Mucho han cambiado las sociedades humanas desde el Paleolítico, compuestas entonces por nómadas dedicados a la caza, la recolección y la pesca. Una carrera hacia la complejidad social y la posterior búsqueda del progreso nos ha llevado hasta la civilización tecnoindustrial actual. Todo este proceso de evolución social no estuvo bajo la planificación racional de nadie. Los que se han presentando como éxitos y grandezas que ha traído esta civilización ahora se enfrentan a algunos de sus costes y consecuencias más graves (crisis de la biodiversidad, cambio global en la biosfera, problemas derivados de la superpoblación, etc.). Si por algo destacan las sociedades que son ejemplo de esa civilización tecnoindustrial, es por sus altas tasas de extracción, transformación y consumo de todo tipo de materias extraídas de la naturaleza. Es un rasgo esencial que las ha permitido llegar hasta el día de hoy superando a sus rivales. El bagaje cultural que han atesorado se fundamenta en el desarrollo de tecnologías que acaban exprimiendo todo lo que la naturaleza pueda ofrecerles. Hasta el día de hoy, eso es lo que principalmente les ha procurado el éxito, lo que les ha hecho prevalecer. Por eso es muy chocante escuchar a los bienintencionados pidiendo al conjunto de estas sociedades que dejen de ser así y que cambien por las buenas uno de sus fundamentos: una incompatibilidad manifiesta con la naturaleza salvaje.

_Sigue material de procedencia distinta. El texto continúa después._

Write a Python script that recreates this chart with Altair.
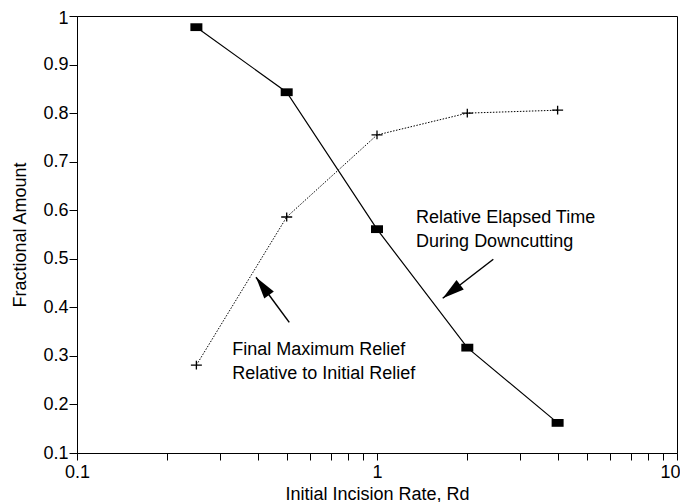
import altair as alt
import pandas as pd

# Data
rates = [0.25, 0.5, 1, 2, 4]
elapsed_time = [0.977, 0.843, 0.561, 0.317, 0.162]
final_relief = [0.281, 0.586, 0.755, 0.800, 0.806]

x_ticks = [0.1, 0.2, 0.3, 0.4, 0.5, 0.6, 0.7, 0.8, 0.9,
           1, 2, 3, 4, 5, 6, 7, 8, 9, 10]
y_ticks = [0.1, 0.2, 0.3, 0.4, 0.5, 0.6, 0.7, 0.8, 0.9, 1.0]

ann_text = ["Relative Elapsed Time", "During Downcutting",
            "Final Maximum Relief", "Relative to Initial Relief"]
ann_x = [1.35, 1.35, 0.329, 0.329]
ann_y = [0.584, 0.535, 0.312, 0.263]

arrow_x = [2.442, 0.510]
arrow_y = [0.499, 0.369]
arrow_x2 = [1.656, 0.395]
arrow_y2 = [0.4187, 0.4619]
arrow_angle = [232.4, 323.5]

FONT = "Liberation Sans"

df_time = pd.DataFrame({"x": rates, "y": elapsed_time})
df_relief = pd.DataFrame({"x": rates, "y": final_relief})
df_ann = pd.DataFrame({"x": ann_x, "y": ann_y, "t": ann_text})
df_arrow = pd.DataFrame({"x": arrow_x, "y": arrow_y, "x2": arrow_x2,
                         "y2": arrow_y2, "a": arrow_angle})

xscale = alt.Scale(type="log", domain=[0.1, 10], nice=False)
yscale = alt.Scale(domain=[0.1, 1.0], nice=False, zero=False)

xaxis = alt.Axis(
    values=x_ticks,
    labelExpr="(datum.value == 0.1 || datum.value == 1 || datum.value == 10) ? format(datum.value, '~g') : ''",
    labelOverlap=False, labelFlush=False, grid=False,
    labelAlign={"condition": {"test": "datum.value == 10", "value": "right"}, "value": "center"},
    labelOffset={"condition": {"test": "datum.value == 10", "value": 3}, "value": 0},
    tickSize=7, labelPadding=3,
    title="Initial Incision Rate, Rd",
    titleY=46, titleBaseline="alphabetic",
)
yaxis = alt.Axis(
    values=y_ticks, format="~g", labelFlush=False, labelOverlap=False,
    labelOffset={"condition": {"test": "datum.value == 1", "value": 2}, "value": 0},
    grid=False, tickSize=8, labelPadding=1,
    title="Fractional Amount",
    titleX=-52, titleY=218.5, titleBaseline="alphabetic", titleAngle=270,
)

X = alt.X("x:Q", scale=xscale, axis=xaxis)
Y = alt.Y("y:Q", scale=yscale, axis=yaxis)
Xn = alt.X("x:Q", scale=xscale)
Yn = alt.Y("y:Q", scale=yscale)

line_time = alt.Chart(df_time).mark_line(color="black", strokeWidth=1.2).encode(x=X, y=Y)
pts_time = alt.Chart(df_time).mark_point(
    shape="M-1,-0.65L1,-0.65L1,0.65L-1,0.65Z", size=144,
    filled=True, color="black", opacity=1, strokeWidth=0
).encode(x=Xn, y=Yn)

line_relief = alt.Chart(df_relief).mark_line(
    color="black", strokeWidth=1, strokeDash=[1.5, 1.5]
).encode(x=Xn, y=Yn)
pts_relief = alt.Chart(df_relief).mark_point(
    shape="M-1,0L1,0M0,-0.8L0,0.8", size=121,
    filled=False, color="black", opacity=1, strokeWidth=1.3
).encode(x=Xn, y=Yn)

texts = alt.Chart(df_ann).mark_text(
    align="left", baseline="middle", font=FONT, fontSize=18, color="black"
).encode(x=Xn, y=Yn, text="t:N")

shafts = alt.Chart(df_arrow).mark_rule(color="black", strokeWidth=1.5).encode(
    x=Xn, y=Yn, x2="x2:Q", y2="y2:Q"
)
heads = alt.Chart(df_arrow).mark_point(
    shape="M0,0L0.27,1L-0.27,1Z", size=1936, filled=True,
    color="black", opacity=1, strokeWidth=0
).encode(
    x=alt.X("x2:Q", scale=xscale), y=alt.Y("y2:Q", scale=yscale),
    angle=alt.Angle("a:Q", scale=None)
)

chart = alt.layer(
    line_time, line_relief, shafts, heads, pts_time, pts_relief, texts
).properties(
    width=600, height=437,
    autosize=alt.AutoSizeParams(type="none"),
    padding={"left": 69, "top": 8, "right": 3, "bottom": 50},
    background="white",
).configure_view(
    stroke="black", strokeWidth=1
).configure_axis(
    domainColor="black", domainWidth=1, tickColor="black", tickWidth=1,
    labelColor="black", titleColor="black",
    labelFont=FONT, titleFont=FONT, labelFontSize=18, titleFontSize=18,
    titleFontWeight="normal",
)

chart.save("out.html", embed_options={"renderer": "svg", "actions": False})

Con ese tipo de peticiones, ocurre lo mismo que con las cumbres para “salvar la Tierra”. Sus objetivos chocan con la forma de ser de la sociedad tecnoindustrial, forma de ser que no puede ser objeto de una planificación racional. Lo cual no quita que a nivel ideológico y mediático tengan una repercusión importante. Al fin y al cabo, todo el discurso del “desarrollo sostenible”, puesto en auge en los últimos 25 años al cobijo de estas cumbres, se puede resumir en un lema concreto: “que la naturaleza no estropee los derechos y el desarrollo humanos”. Una renovación de un viejo antropocentrismo. Si bien es cierto que los defensores del desarrollo sostenible invertirán los términos del lema para seguir engañándose: “que los derechos y el desarrollo humano no estropeen la naturaleza”.
Si considerásemos todo este asunto cambiando la especie animal, es decir, que fuera otra especie distinta del Homo sapiens la que se estuviera extendiendo y aumentando su número produciendo con ello un gran estrés sobre los ecosistemas, las consecuencias generales estarían bastante claras. Se llegaría a un punto a partir del cual los ecosistemas no podrían sustentar a esa población y la población de esa especie acabaría declinando inevitablemente. En nuestro caso, mejor nos convendría deshacernos de este sistema social lo antes posible.